Thursday, April 24, 2008

Written: [my room] 5.45am 14th April

In our most trivial walks, we are constantly, though unconsciously, steering like pilots by certain well-known beacons and head-lands, and if we go beyond our usual course we still carry in our minds the bearing of some neighbouring cape; and not until we are completely lost, or turned round, - for a man needs only to be turned round once with his eyes shut in this world to be lost, - do we appreciate the vastness and strangeness of Nature. Every man has to learn the points of compass again as often as he awakes, whether from sleep or any abstraction. Not until we are lost, in other words, not until we have lost the world, do we begin to find ourselves, and realise where we are and the infite extent of our relations.
Thoreau - "Walden" pg. 111

This is probably of one of my favourite parts of Walden so far. The very obvious metaphor of being lost in the woods vs. lost in life/the world brings up so many associations. His comment about 'appreciating the vastness and strangeness of Nature' is spot on and extends not just to nature but the world itself. Why do people like to travel? And even then, why do people like to get lost in a city as a key part of their travel experience?

They call travel 'broadening your horizons' but it does so not just because you are not in the old place. You have lost the familiarity and routine of home and you are forced to learn anew how to navigate in a foreign land. This is why the concepts of 'challening yourself' and going 'outside your comfort zone' are so common - hence why people want to get lost in a city and donig something like going to a small Finnish town for seven months after living in Bombay your whole life is just getting lost but in more than the geographical sense. But in order to learn and fully appreciate your surroundings it is also important not to freak out. Because if you focus on emotions of fear or frustration then you are nto taking in the experience of all your senses. This is why Zen Buddhism concepts of moment-to-moment awareness and living in the present make so much sense.
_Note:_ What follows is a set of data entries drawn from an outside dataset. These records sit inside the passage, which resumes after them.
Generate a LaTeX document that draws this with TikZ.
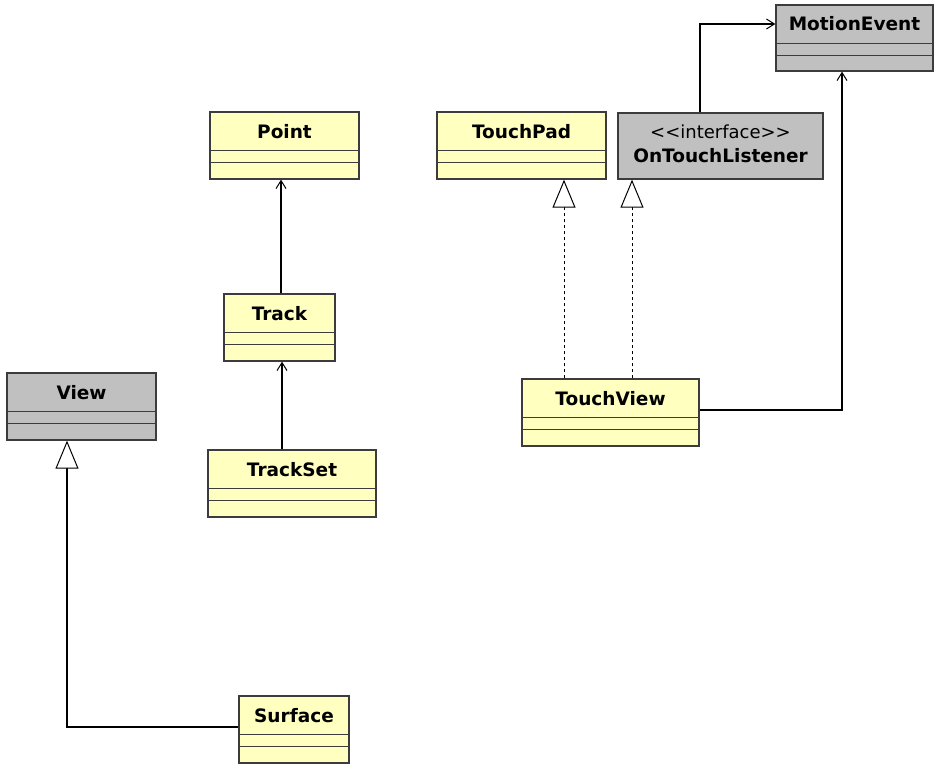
\documentclass[tikz,border=0pt]{standalone}
\usepackage{fontspec}
\setmainfont{DejaVu Sans}
\usetikzlibrary{arrows.meta}
\definecolor{classfill}{RGB}{255,255,192}
\definecolor{greyfill}{RGB}{192,192,192}
\definecolor{boxline}{RGB}{60,60,60}
\tikzset{
  classbox/.style={draw=boxline, line width=1.3pt, fill=classfill, inner sep=0pt, minimum height=67pt},
  greybox/.style={classbox, fill=greyfill},
  classname/.style={anchor=base, inner sep=0pt, font=\fontsize{18.5}{21}\selectfont\bfseries},
  stereo/.style={anchor=base, inner sep=0pt, font=\fontsize{18}{21}\selectfont},
  assoc/.style={line width=1.1pt, -{Straight Barb[length=8pt,width=10pt,line width=1pt]}},
  inherit/.style={line width=1.1pt, -{Triangle[open, fill=white, length=28pt, width=23pt, line width=1pt]}},
  realize/.style={inherit, line width=1pt, dash pattern=on 3pt off 3pt},
}
% the two empty compartments under a class name
\newcommand{\slots}[1]{%
  \draw[boxline, line width=1.3pt] ([yshift=-39pt]#1.north west) -- ([yshift=-39pt]#1.north east)
    ([yshift=-51pt]#1.north west) -- ([yshift=-51pt]#1.north east);}
\begin{document}
\begin{tikzpicture}[x=1pt, y=-1pt]
  \useasboundingbox (0,0) rectangle (934,763);

  % classes
  \node[greybox, minimum width=157pt, minimum height=66pt] (motionevent) at (854.5,38) {};
  \node[classname] (motionevent-name) at ([yshift=-26pt]motionevent.north) {MotionEvent};
  \slots{motionevent}

  \node[greybox, minimum width=205pt, minimum height=66pt] (otl) at (720.5,146) {};
  \node[stereo] (otl-stereo) at ([yshift=-26pt]otl.north) {<\kern0pt<interface>\kern0pt>};
  \node[classname] (otl-name) at ([yshift=-50pt]otl.north) {OnTouchListener};

  \node[classbox, minimum width=149pt] (point) at (284.5,145.5) {};
  \node[classname] (point-name) at ([yshift=-27pt]point.north) {Point};
  \slots{point}

  \node[classbox, minimum width=169pt] (touchpad) at (521.5,145.5) {};
  \node[classname] (touchpad-name) at ([yshift=-27pt]touchpad.north) {TouchPad};
  \slots{touchpad}

  \node[classbox, minimum width=111pt] (track) at (279.5,327.5) {};
  \node[classname] (track-name) at ([yshift=-27pt]track.north) {Track};
  \slots{track}

  \node[greybox, minimum width=149pt] (view) at (81.5,406.5) {};
  \node[classname] (view-name) at ([yshift=-27pt]view.north) {View};
  \slots{view}

  \node[classbox, minimum width=168pt] (trackset) at (292,483.5) {};
  \node[classname] (trackset-name) at ([yshift=-27pt]trackset.north) {TrackSet};
  \slots{trackset}

  \node[classbox, minimum width=177pt] (touchview) at (610.5,412.5) {};
  \node[classname] (touchview-name) at ([yshift=-27pt]touchview.north) {TouchView};
  \slots{touchview}

  \node[classbox, minimum width=110pt] (surface) at (294,729.5) {};
  \node[classname] (surface-name) at ([yshift=-27pt]surface.north) {Surface};
  \slots{surface}

  % associations
  \draw[assoc] ([xshift=1.5pt]track.north) -- ([xshift=1.5pt]track.north |- point.south);
  \draw[assoc] ([xshift=2.5pt]track.south |- trackset.north) -- ([xshift=2.5pt]track.south);
  \draw[assoc] ([yshift=2.5pt]touchview.east) -| ([xshift=-12.5pt]motionevent.south);
  \draw[assoc] ([xshift=-20.5pt]otl.north) |- ([yshift=14pt]motionevent.west);

  % generalization and realizations
  \draw[inherit] ([yshift=2.5pt]surface.west) -| ([xshift=-14.5pt]view.south);
  \draw[realize] ([xshift=-46.5pt]touchview.north) -- ([xshift=-46.5pt]touchview.north |- touchpad.south);
  \draw[realize] ([xshift=21.5pt]touchview.north) -- ([xshift=21.5pt]touchview.north |- otl.south);
\end{tikzpicture}
\end{document}
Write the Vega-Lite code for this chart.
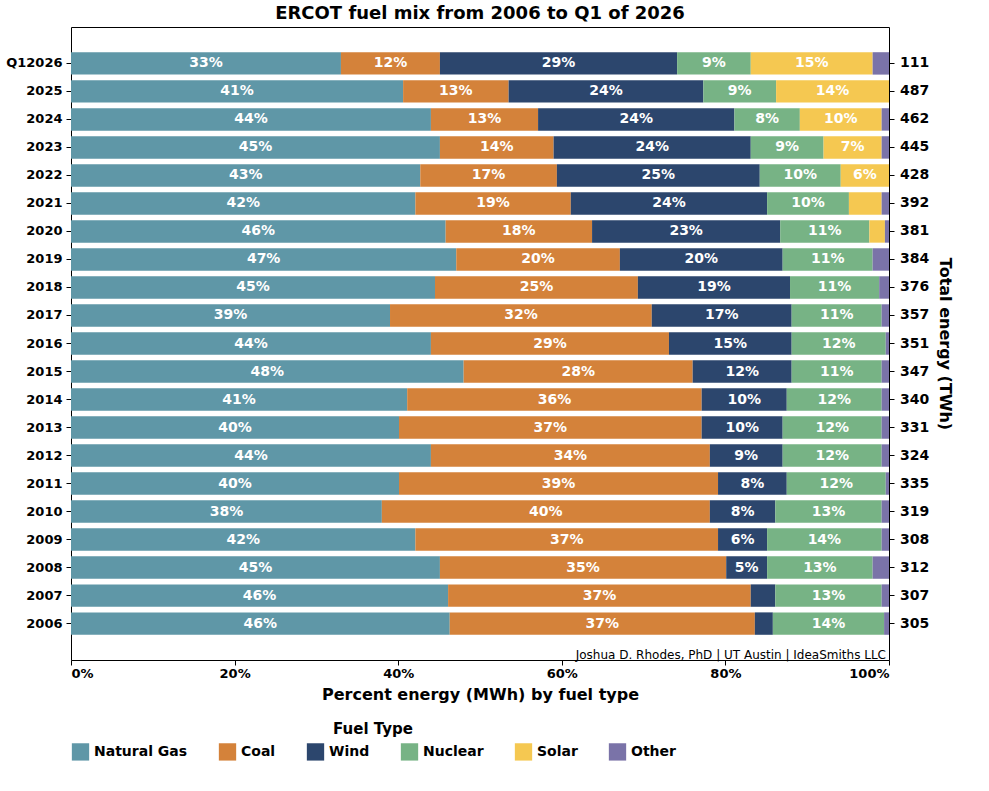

The metaphor can be bigger still, what if getting lost entails not just the routine related to your geographical location and support network but the entire routine by which you navigate through your life? Thoreau says a man needs only to be turned round once in this world to get lost and that is so very true. One momentous event is enough to shake someone to the point where they lose all direction and must 'relearn the compass'. Thoreau is saying that this can be good once in a while depending again, of course, on how the person responds. A man who loses direction must invariably find his bearings again. His destination - home - may be the same but his perspective on it may well be different.